**Instructions to follow**
Return, without pictures, the lines from the start of the data through the one that contains "(n12) at (641,105)".

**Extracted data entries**
--------------------

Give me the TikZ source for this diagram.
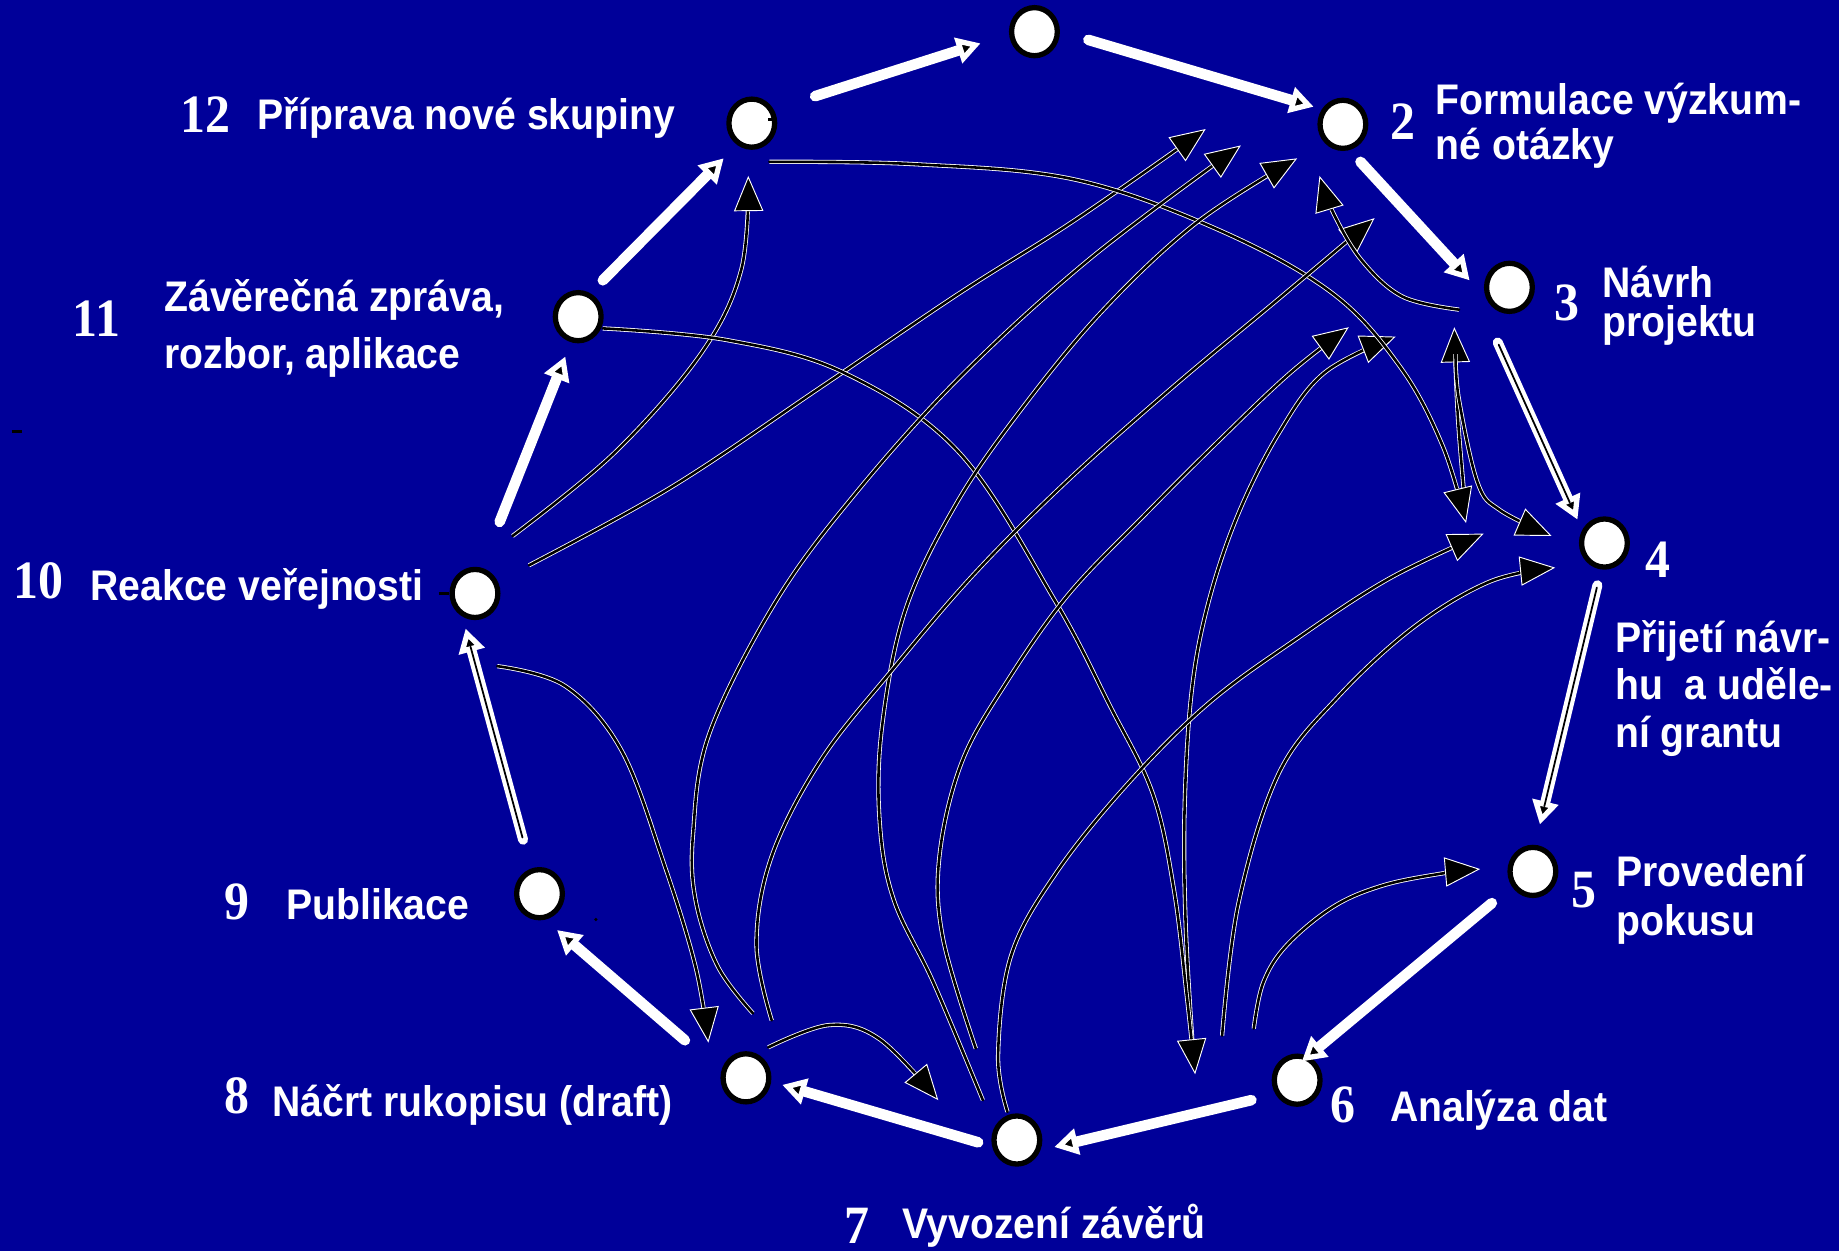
\documentclass[tikz,border=0pt]{standalone}
\usepackage{fontspec}
\newfontfamily\labfont{Liberation Sans}[FakeStretch=0.915]
\newfontfamily\numfont{Liberation Serif}[FakeStretch=0.925]
\usetikzlibrary{arrows.meta,calc,shapes.geometric}
\definecolor{bgblue}{RGB}{0,0,153}
\tikzset{
  stage/.style={ellipse, draw=black, fill=white, line width=4.5pt, minimum width=39pt, minimum height=41pt, inner sep=0pt},
  lab/.style={text=white, inner sep=0pt, anchor=base west, align=left, font=\labfont\bfseries\fontsize{36.5}{38}\selectfont},
  num/.style={text=white, inner sep=0pt, anchor=base west, font=\numfont\bfseries\fontsize{46}{46}\selectfont},
  cyc/.style={draw=white, line width=9pt, line cap=round, -{Triangle[length=20pt,width=22pt,line width=4.5pt,fill=black]}},
  cycdbl/.style={cyc, line width=8.5pt, postaction={draw=black, line width=1.5pt, -, shorten >=16pt, shorten <=2pt}},
  fb/.style={draw=black, line width=2.2pt, line cap=round, preaction={draw=white, line width=3.6pt, -, shorten >=8pt}, -{Triangle[length=30pt,width=25pt,line width=0.8pt,fill=black,color=white]}},
  straymark/.style={draw=black, line width=2pt}
}
\begin{document}
\begin{tikzpicture}[x=1pt, y=-1pt]
\useasboundingbox (0,0) rectangle (1568,1067);
\fill[bgblue] (0,0) rectangle (1568,1067);

% stage nodes
\node[stage] (n1)  at (882,27)  {};
\node[stage] (n2)  at (1145,106) {};
\node[stage] (n3)  at (1287,245) {};
\node[stage] (n4)  at (1368,463) {};
\node[stage] (n5)  at (1307,743) {};
\node[stage] (n6)  at (1106,921) {};
\node[stage] (n7)  at (867,972) {};
\node[stage] (n8)  at (636,919) {};
\node[stage] (n9)  at (460,762) {};
\node[stage] (n10) at (405,506) {};
\node[stage] (n11) at (493,270) {};
\node[stage] (n12) at (641,105) {};

% labels (multi-line nodes: base = last line)
\node[num] (l12n) at (154,113) {12};
\node[lab] (l12) at (219,110) {Příprava nové skupiny};
\node[num] (l2n) at (1185,119) {2};
\node[lab] (l2) at (1224,136) {Formulace výzkum-\\né otázky};
\node[num] (l3n) at (1325,273) {3};
\node[lab, font=\labfont\bfseries\fontsize{36.5}{33}\selectfont] (l3) at (1366,287) {Návrh\\projektu};
\node[num] (l4n) at (1403,492) {4};
\node[lab, font=\labfont\bfseries\fontsize{36.5}{40.5}\selectfont] (l4) at (1377,637) {Přijetí návr-\\hu~~a uděle-\\ní grantu};
\node[num] (l5n) at (1340,774) {5};
\node[lab, font=\labfont\bfseries\fontsize{36.5}{42}\selectfont] (l5) at (1378,798) {Provedení\\pokusu};
\node[num] (l6n) at (1134,957) {6};
\node[lab] (l6) at (1185,956) {Analýza dat};
\node[num] (l7n) at (720,1060) {7};
\node[lab] (l7) at (769,1056) {Vyvození závěrů};
\node[num] (l8n) at (191,949) {8};
\node[lab] (l8) at (232,952) {Náčrt rukopisu (draft)};
\node[num] (l9n) at (191,784) {9};
\node[lab] (l9) at (244,784) {Publikace};
\node[num] (l10n) at (11,510) {10};
\node[lab] (l10) at (77,512) {Reakce veřejnosti};
\node[num] (l11n) at (62,287) {11};
\node[lab, font=\labfont\bfseries\fontsize{36.5}{48}\selectfont] (l11) at (140,314) {Závěrečná zpráva,\\rozbor, aplikace};

% feedback curves
\draw[fb] plot[smooth, tension=0.6] coordinates {($(n4)+(-119,-35)$) (1243,355) ($(n3)+(-47,34)$)};
\draw[fb] plot[smooth, tension=0.6] coordinates {($(n3)+(-46,57)$) (1244,341) (1260,412) (1279,435) ($(n4)+(-45,-6)$)};
\draw[fb] plot[smooth, tension=0.6] coordinates {($(n6)+(-89,-28)$) (1011,790) (1010,690) (1016,590) (1030,515) (1055,440) (1090,370) (1129,318) ($(n3)+(-97,42)$)};
\draw[fb] plot[smooth, tension=0.6] coordinates {($(n10)+(32,-49)$) (524,386) (598,301) (632,230) ($(n12)+(-3,45)$)};
\draw[fb] plot[smooth, tension=0.6] coordinates {($(n10)+(46,-24)$) (573,415) (700,330) (818,250) (916,188) ($(n2)+(-117,4)$)};
\draw[fb] plot[smooth, tension=0.6] coordinates {($(n10)+(19,62)$) (482,585) (530,640) (567,739) (593,824) ($(n8)+(-32,-30)$)};
\draw[fb] plot[smooth, tension=0.6] coordinates {($(n12)+(15,33)$) (780,140) (916,153) (1039,196) (1136,250) (1194,313) (1230,380) ($(n4)+(-118,-17)$)};
\draw[fb] plot[smooth, tension=0.6] coordinates {($(n11)+(21,10)$) (620,290) (720,318) (818,386) (900,513) (946,601) (983,677) (1001,759) (1012,850) ($(n6)+(-87,-5)$)};
\draw[fb] plot[smooth, tension=0.6] coordinates {($(n8)+(6,-55)$) (612,824) (593,767) (591,710) (605,625) (662,512) (730,420) (820,320) (930,220) ($(n2)+(-87,18)$)};
\draw[fb] plot[smooth, tension=0.6] coordinates {($(n7)+(-29,-34)$) (796,838) (762,767) (750,700) (752,620) (772,520) (815,430) (870,350) (940,265) (1020,190) ($(n2)+(-39,29)$)};
\draw[fb] plot[smooth, tension=0.6] coordinates {($(n8)+(22,-49)$) (645,805) (658,730) (700,648) (760,572) (830,490) (910,410) (1000,330) (1090,255) ($(n2)+(27,80)$)};
\draw[fb] plot[smooth, tension=0.6] coordinates {($(n7)+(-35,-78)$) (804,800) (801,730) (820,650) (858,582) (910,508) (975,440) (1040,375) (1100,318) ($(n3)+(-137,34)$)};
\draw[fb] plot[smooth, tension=0.6] coordinates {($(n6)+(-64,-38)$) (1056,770) (1090,660) (1140,595) (1205,535) (1270,496) ($(n4)+(-42,21)$)};
\draw[fb] plot[smooth, tension=0.6] coordinates {($(n6)+(-37,-44)$) (1077,838) (1097,806) (1137,773) (1179,755) (1228,745) ($(n5)+(-45,-2)$)};
\draw[fb] plot[smooth, tension=0.6] coordinates {($(n7)+(-8,-24)$) (851,900) (862,815) (900,745) (960,670) (1030,600) (1108,543) (1185,493) ($(n4)+(-103,-8)$)};
\draw[fb] plot[smooth, tension=0.6] coordinates {($(n8)+(19,-26)$) (707,874) (750,886) ($(n7)+(-67,-34)$)};
\draw[fb] plot[smooth, tension=0.6] coordinates {($(n3)+(-43,19)$) (1196,253) (1161,222) (1137,182) ($(n2)+(-20,44)$)};

% main cycle
\draw[cyc] ($(n12)+(54,-23)$) -- ($(n1)+(-46,10)$);
\draw[cyc] ($(n1)+(46,7)$) -- ($(n2)+(-25,-15)$);
\draw[cyc] ($(n2)+(15,32)$) -- ($(n3)+(-34,-6)$);
\draw[cycdbl] ($(n3)+(-10,47)$) -- ($(n4)+(-23,-20)$);
\draw[cycdbl] ($(n4)+(-6,36)$) -- ($(n5)+(6,-40)$);
\draw[cyc] ($(n5)+(-35,27)$) -- ($(n6)+(4,-16)$);
\draw[cyc] ($(n6)+(-39,17)$) -- ($(n7)+(32,6)$);
\draw[cyc] ($(n7)+(-33,2)$) -- ($(n8)+(31,6)$);
\draw[cyc] ($(n8)+(-52,-32)$) -- ($(n9)+(15,31)$);
\draw[cycdbl] ($(n9)+(-14,-46)$) -- ($(n10)+(-8,30)$);
\draw[cyc] ($(n10)+(21,-61)$) -- ($(n11)+(-11,34)$);
\draw[cyc] ($(n11)+(21,-31)$) -- ($(n12)+(-24,30)$);

% small stray marks
\draw[straymark] ($(n12)+(14,-3)$) -- ($(n12)+(21,-3)$);
\draw[straymark] ($(n10)+(-31,0)$) -- ($(n10)+(-22,0)$);
\fill[black] (508,784) circle (1.5);
\draw[straymark] (10,368) -- (19,368);
\end{tikzpicture}
\end{document}
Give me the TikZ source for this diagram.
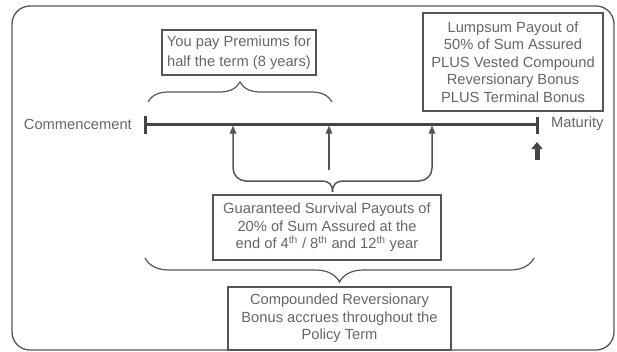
\documentclass[tikz,border=0pt]{standalone}
\usepackage{fontspec}
\setmainfont{Liberation Sans}
\usetikzlibrary{arrows.meta,decorations.pathreplacing}
\definecolor{linegray}{HTML}{555555}
\definecolor{textgray}{HTML}{666666}
\tikzset{
    infobox/.style = {draw = linegray, line width = 1.2pt, text = textgray, align = center, inner sep = 0pt, font = \fontsize{14.7}{17.5}\selectfont},
    tltext/.style = {text = textgray, inner sep = 2pt, font = \fontsize{14.7}{17.5}\selectfont},
    timeline/.style = {draw = linegray!80!black, line width = 3pt},
    conn/.style = {draw = linegray, line width = 1.5pt, -{Triangle[length = 8pt, width = 6.5pt]}},
    curly/.style = {draw = linegray, line width = 1.2pt, decorate, decoration = {brace, amplitude = #1}}
}
\begin{document}
\begin{tikzpicture}[x = 1pt, y = -1pt]
    \useasboundingbox (0, 0) rectangle (617, 351);
    \draw [linegray, line width = 1.3pt, rounded corners = 18pt] (12, 6) rectangle (614, 350);
    % boxes
    \node [infobox, minimum width = 154pt, minimum height = 45pt, font = \fontsize{14.7}{20}\selectfont] (premium) at (239, 52.5) {You pay Premiums for\\half the term (8 years)};
    \node [infobox, minimum width = 180pt, minimum height = 98pt] (lumpsum) at (513, 62) {Lumpsum Payout of\\50\% of Sum Assured\\PLUS Vested Compound\\Reversionary Bonus\\PLUS Terminal Bonus};
    \node [infobox, minimum width = 228pt, minimum height = 65pt] (survival) at (327, 227.5) {Guaranteed Survival Payouts of\\20\% of Sum Assured at the\\end of 4\textsuperscript{th} / 8\textsuperscript{th} and 12\textsuperscript{th} year};
    \node [infobox, minimum width = 223pt, minimum height = 63pt] (bonus) at (339.5, 318.5) {Compounded Reversionary\\Bonus accrues throughout the\\Policy Term};
    % timeline
    \coordinate (start) at (145, 124);
    \coordinate (end) at (537, 124);
    \draw [timeline] (start) -- (end);
    \draw [timeline] (start) ++(0, -8) -- ++(0, 18);
    \draw [timeline] (end) ++(0, -7) -- ++(0, 17);
    \node [tltext, anchor = east] (commence) at (134, 124) {Commencement};
    \node [tltext, anchor = west] (maturity) at (549, 124) {Maturity};
    % payouts
    \coordinate (p4) at (233, 125.5);
    \coordinate (p8) at (329, 125.5);
    \coordinate (p12) at (432, 125.5);
    \coordinate (m8) at (329, 170);
    \coordinate (gtip) at (332.5, 192);
    \draw [conn] (gtip) .. controls (332.5, 184) and (329, 181) .. (321, 181) [rounded corners = 13pt] -- (233, 181) -- (p4);
    \draw [conn] (gtip) .. controls (332.5, 184) and (336, 181) .. (344, 181) [rounded corners = 13pt] -- (432, 181) -- (p12);
    \draw [conn] (m8) -- (p8);
    % maturity payout
    \coordinate (matbase) at (537, 160);
    \coordinate (mattip) at (537, 142);
    \draw [linegray!80!black, line width = 5pt, -{Triangle[length = 7pt, width = 11pt]}] (matbase) -- (mattip);
    % braces
    \coordinate (paystart) at (148, 102);
    \coordinate (payend) at (332, 102);
    \draw [curly = 20pt] (paystart) -- (payend);
    \coordinate (termstart) at (145, 258);
    \coordinate (termend) at (534, 258);
    \draw [curly = 24pt] (termend) -- (termstart);
\end{tikzpicture}
\end{document}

--------------------

**Written solution**
Give me the TikZ source for this diagram.
\documentclass[tikz,border=0pt]{standalone}
\usepackage{fontspec}
\newfontfamily\labfont{Liberation Sans}[FakeStretch=0.915]
\newfontfamily\numfont{Liberation Serif}[FakeStretch=0.925]
\usetikzlibrary{arrows.meta,calc,shapes.geometric}
\definecolor{bgblue}{RGB}{0,0,153}
\tikzset{
  stage/.style={ellipse, draw=black, fill=white, line width=4.5pt, minimum width=39pt, minimum height=41pt, inner sep=0pt},
  lab/.style={text=white, inner sep=0pt, anchor=base west, align=left, font=\labfont\bfseries\fontsize{36.5}{38}\selectfont},
  num/.style={text=white, inner sep=0pt, anchor=base west, font=\numfont\bfseries\fontsize{46}{46}\selectfont},
  cyc/.style={draw=white, line width=9pt, line cap=round, -{Triangle[length=20pt,width=22pt,line width=4.5pt,fill=black]}},
  cycdbl/.style={cyc, line width=8.5pt, postaction={draw=black, line width=1.5pt, -, shorten >=16pt, shorten <=2pt}},
  fb/.style={draw=black, line width=2.2pt, line cap=round, preaction={draw=white, line width=3.6pt, -, shorten >=8pt}, -{Triangle[length=30pt,width=25pt,line width=0.8pt,fill=black,color=white]}},
  straymark/.style={draw=black, line width=2pt}
}
\begin{document}
\begin{tikzpicture}[x=1pt, y=-1pt]
\useasboundingbox (0,0) rectangle (1568,1067);
\fill[bgblue] (0,0) rectangle (1568,1067);

% stage nodes
\node[stage] (n1)  at (882,27)  {};
\node[stage] (n2)  at (1145,106) {};
\node[stage] (n3)  at (1287,245) {};
\node[stage] (n4)  at (1368,463) {};
\node[stage] (n5)  at (1307,743) {};
\node[stage] (n6)  at (1106,921) {};
\node[stage] (n7)  at (867,972) {};
\node[stage] (n8)  at (636,919) {};
\node[stage] (n9)  at (460,762) {};
\node[stage] (n10) at (405,506) {};
\node[stage] (n11) at (493,270) {};
\node[stage] (n12) at (641,105) {};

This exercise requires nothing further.